Dietrich’s final words were famously said to be “Codeine . . . bourbon”. With a rock and roll lifestyle like that, including affairs with more actors and actresses you can imagine while traveling to perform live in places you’ve never heard of, it makes it even crazier to think she was saying those last words after nine decades of not giving a f**k.
In a 1932 interview, actress Tallulah Bankhead revealed: “If there’s anything the matter with me now, it’s not Hollywood or Hollywood’s state of mind . . . . The matter with me is: I WANT A MAN! Six months is a long, long while. I WANT A MAN!”
This led to Bankhead being placed in the Hays Committee’s “Doomsday Book” – which meant she was considered “unsuitable for the public”. The book was then presented to the Hollywood Studios. But they didn’t bank on Bankhead lacking any f**ks to give! The performer went on to have a career late into the 1960s, as well as having numerous affairs with some of Hollywood’s most legendary leading men and women.

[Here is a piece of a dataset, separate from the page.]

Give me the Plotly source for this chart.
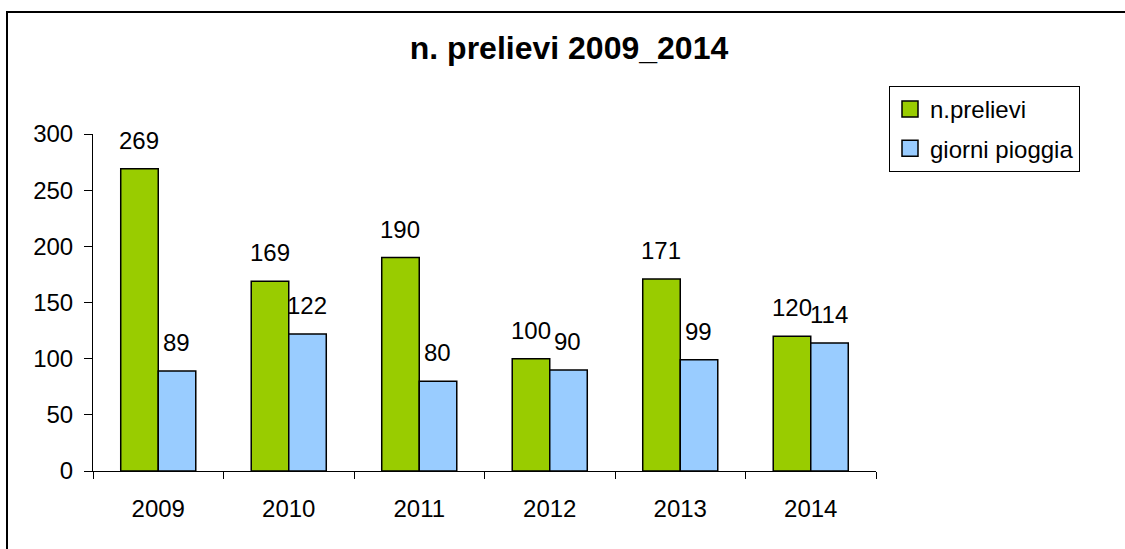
import plotly.graph_objects as go

years = ["2009", "2010", "2011", "2012", "2013", "2014"]
prelievi = [269, 169, 190, 100, 171, 120]
pioggia = [89, 122, 80, 90, 99, 114]
series_names = ["n.prelievi", "giorni pioggia"]
title_text = "n. prelievi 2009_2014"

FONT = "Liberation Sans, Arial, sans-serif"
GREEN = "#99CC00"
BLUE = "#99CCFF"

fig = go.Figure()
fig.add_trace(go.Bar(x=years, y=prelievi, name=series_names[0], legendgroup="a", showlegend=False,
                     marker=dict(color=GREEN, line=dict(color="black", width=1.5))))
fig.add_trace(go.Bar(x=years, y=pioggia, name=series_names[1], legendgroup="b", showlegend=False,
                     marker=dict(color=BLUE, line=dict(color="black", width=1.5))))
# legend entries with larger square swatches
for name, col, grp in ((series_names[0], GREEN, "a"), (series_names[1], BLUE, "b")):
    fig.add_trace(go.Scatter(x=[None], y=[None], mode="markers", name=name, legendgroup=grp,
                             marker=dict(symbol="square", size=16, color=col,
                                         line=dict(color="black", width=1.5)),
                             hoverinfo="skip"))

# data labels (x given as category index on the category axis)
for vals, dx in ((prelievi, -19), (pioggia, 18)):
    for i, v in enumerate(vals):
        fig.add_annotation(x=i, y=v, text=str(v), showarrow=False, xref="x", yref="y",
                           yanchor="bottom", xanchor="center", xshift=dx, yshift=13,
                           font=dict(family=FONT, size=24, color="black"))

L, R, T, B = 93, 876, 134, 471
W, H = 1125, 549
pw, ph = R - L, B - T

# outer chart border
fig.add_shape(type="rect", xref="paper", yref="paper",
              x0=(7 - L) / pw, x1=(1135 - L) / pw,
              y0=(B - 560) / ph, y1=(B - 12) / ph,
              line=dict(color="black", width=2), fillcolor="rgba(0,0,0,0)", layer="below")

fig.update_layout(
    width=W, height=H,
    margin=dict(l=L, r=W - R, t=T, b=H - B, pad=0),
    paper_bgcolor="white", plot_bgcolor="white",
    barmode="group", bargap=0.425, bargroupgap=0,
    font=dict(family=FONT, size=24, color="black"),
    title=dict(text="<b>" + title_text + "</b>", xref="container", yref="container",
               x=569 / W, y=1 - 48 / H, xanchor="center", yanchor="middle",
               font=dict(family=FONT, size=32, color="black")),
    showlegend=True,
    legend=dict(x=(889 - L) / pw, y=(B - 86) / ph, xanchor="left", yanchor="top",
                bordercolor="black", borderwidth=1, bgcolor="white",
                font=dict(family=FONT, size=24, color="black"),
                traceorder="grouped", tracegroupgap=5, itemwidth=30),
    xaxis=dict(type="category", range=[-0.5, len(years) - 0.5], autorange=False,
               showline=True, linecolor="black", linewidth=1,
               ticks="outside", tickson="boundaries", ticklen=7, tickcolor="black",
               showgrid=False, zeroline=False, ticklabelstandoff=16, tickangle=0,
               tickfont=dict(family=FONT, size=24, color="black")),
    yaxis=dict(range=[0, 300], tickvals=[0, 50, 100, 150, 200, 250, 300],
               showline=True, linecolor="black", linewidth=1,
               ticks="outside", ticklen=8, tickcolor="black",
               showgrid=False, zeroline=False, ticklabelstandoff=6,
               tickfont=dict(family=FONT, size=24, color="black")),
)

fig.write_html("out.html", config={"displayModeBar": False},
               post_script="document.body.style.margin='0';")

Aside from having one if the best names ever, Butterfly McQueen was perhaps one of Hollywood’s great “lost” talents. Despite attaining world fame for her role as Scarlett O’Hara’s maid Sissy in Gone with the Wind, McQueen quickly grew tired of playing racially stereotypical parts and early on left acting largely behind.
In 1975, at age 64, McQueen received a bachelor’s degree in political science from New York City College. In 1989, the Freedom From Religion Foundation honored her with its Freethought Heroine Award. “I’m an atheist,” she stated, “Christianity appears to me to be the most absurd imposture of all the religions, and I’m puzzled that so many people can’t see through a religion that encourages irresponsibility and bigotry.”
Ms. McQueen, you really did not give a solitary f**k.